An analytical framework for the incorporation of non-orthogonal pilots in massive MIMO systems

Abstract

Training-based cellular communication systems use orthogonal pilot sequences to limit pilot contamination. However, the orthogonality constraint imposes a certain pilot length, and therefore, in communication systems with a large number of users, time-frequency resources are wasted significantly in the training phase. In cellular massive MIMO systems, the time-frequency resources can be used more efficiently by replacing the orthogonal pilots with shorter non-orthogonal pilot sequences in such a way that more space is available for the transmission of additional data symbols, and thus achieving higher data rates.

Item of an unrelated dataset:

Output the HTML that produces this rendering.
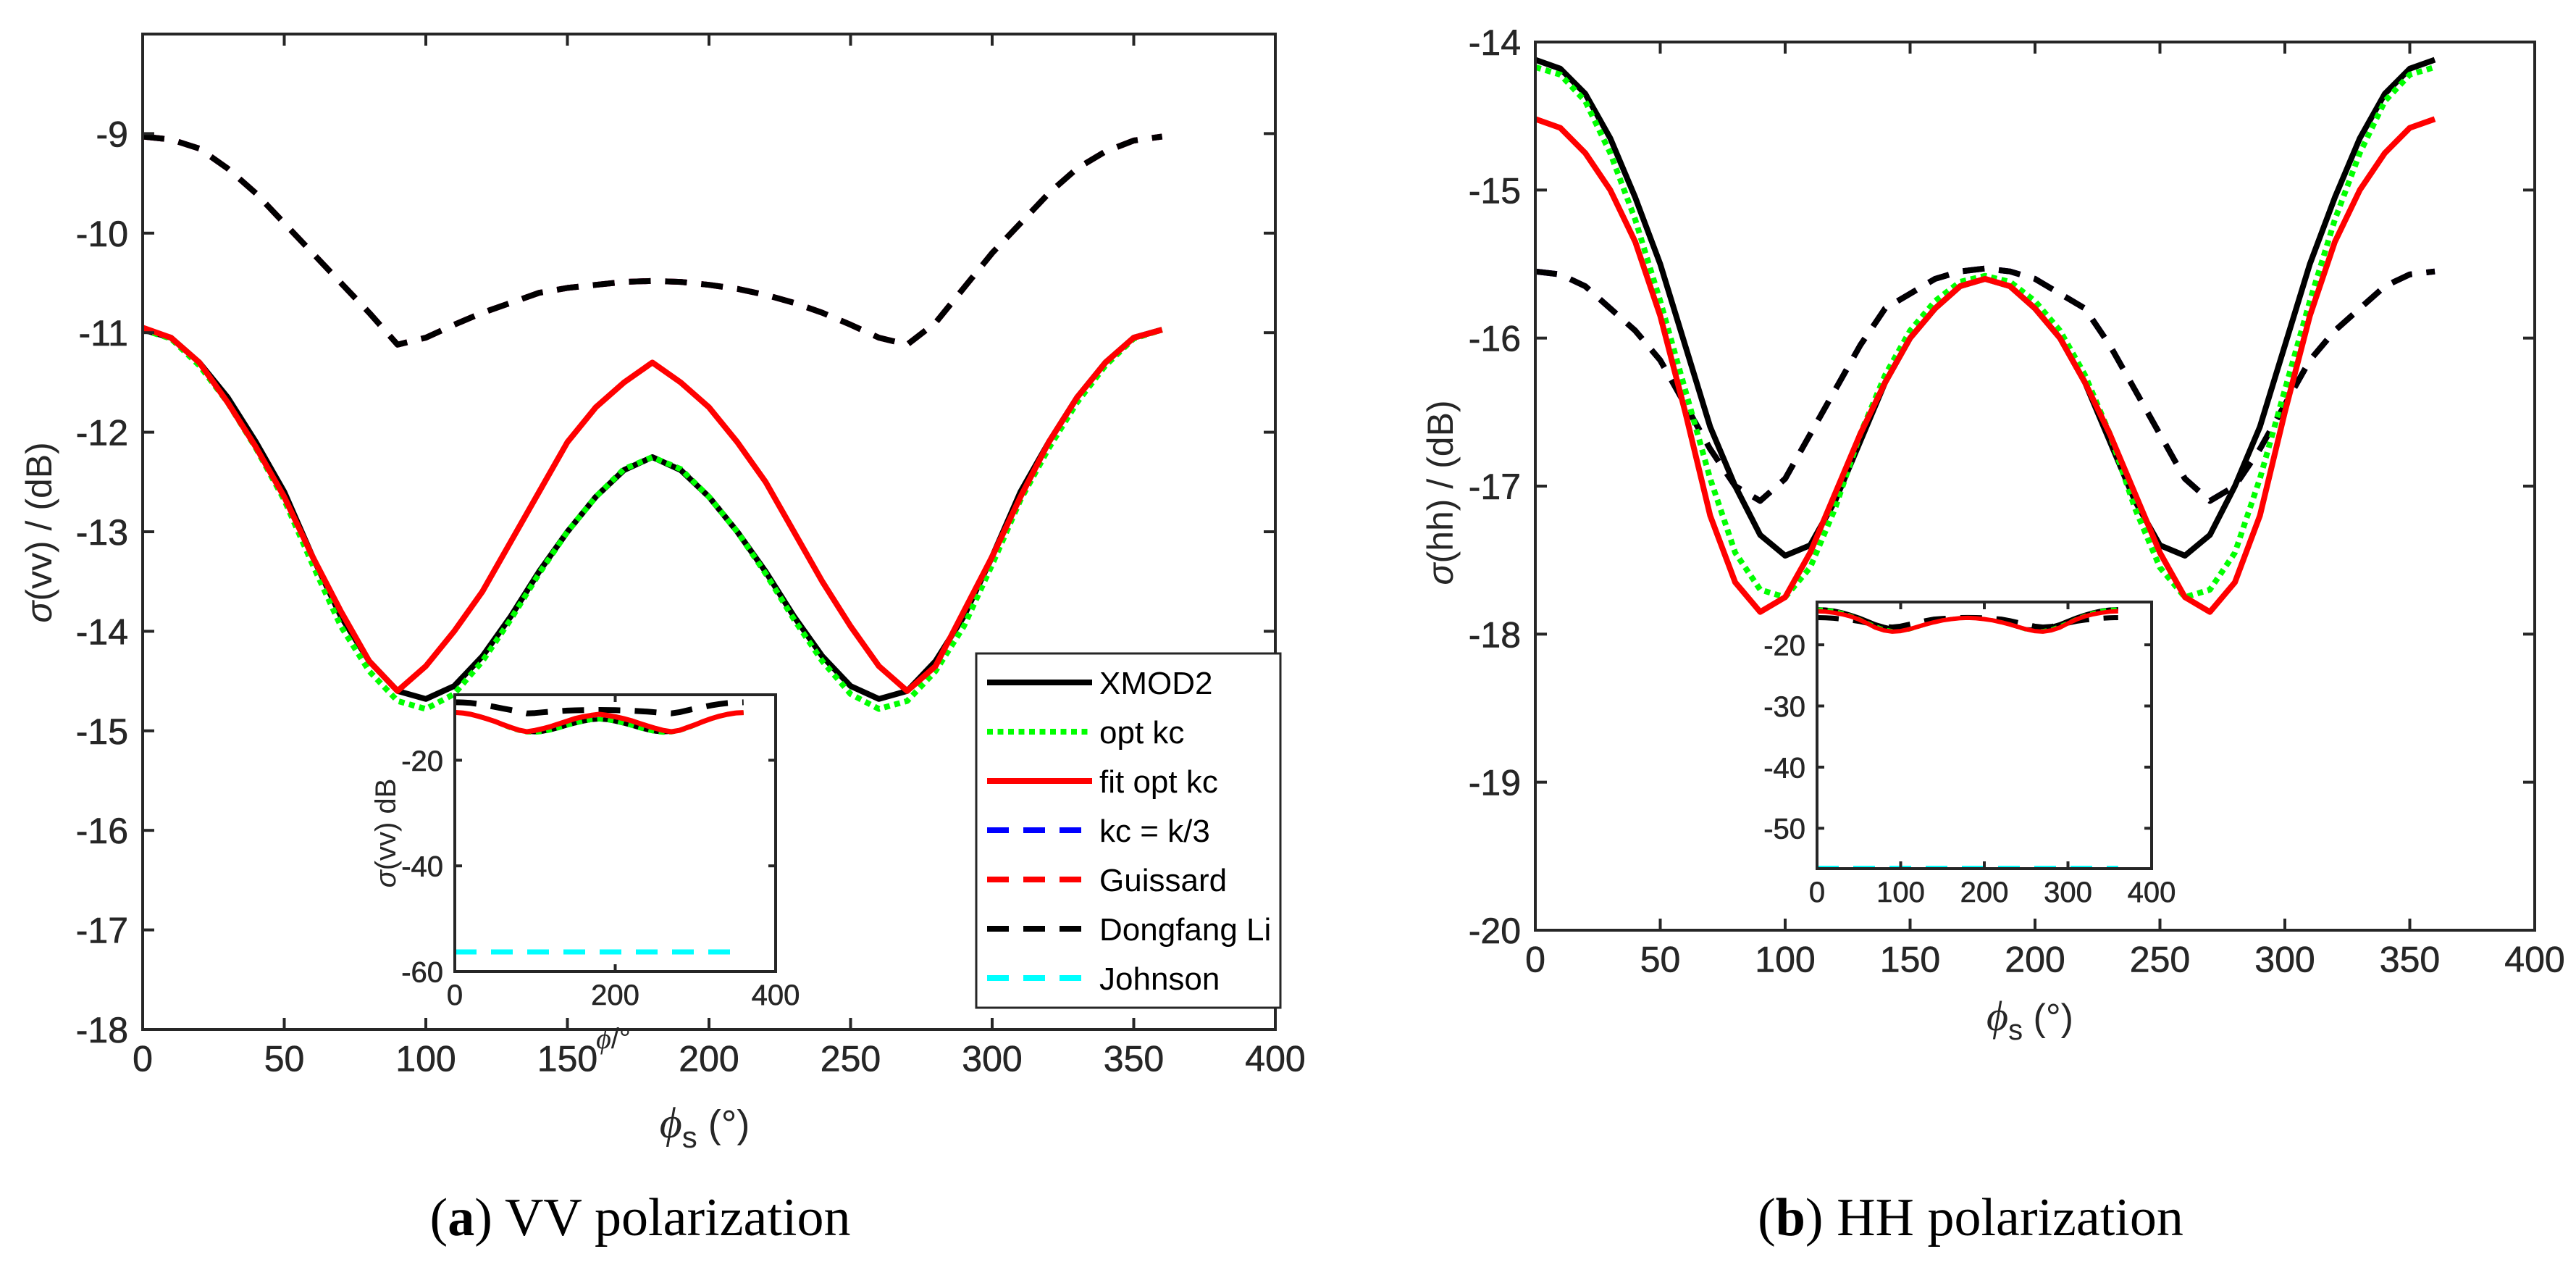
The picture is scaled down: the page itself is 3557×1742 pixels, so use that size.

Of course, the use of non-orthogonal pilots introduces additional pilot contamination, so the performance improvement could be achieved under certain system conditions, which are thoroughly investigated in this paper. We first provide a performance analysis framework for the uplink of cellular massive MIMO systems in which the effect of user pilot non-orthogonality has been analytically modelled. In this framework, we derive analytical expressions for the channel estimation, user Signal-to-Interference-plus-Noise-Ratio (SINR), and the average channel capacity per cell. We then use the proposed framework to evaluate the achievable spectral efficiency gain obtained by replacing orthogonal pilots with non-orthogonal counterparts. In particular, the existing trade-off between pilot lengths and the additional data symbols that can be transmitted by reducing the number of pilot symbols, is numerically quantified over a wide range of system parameters.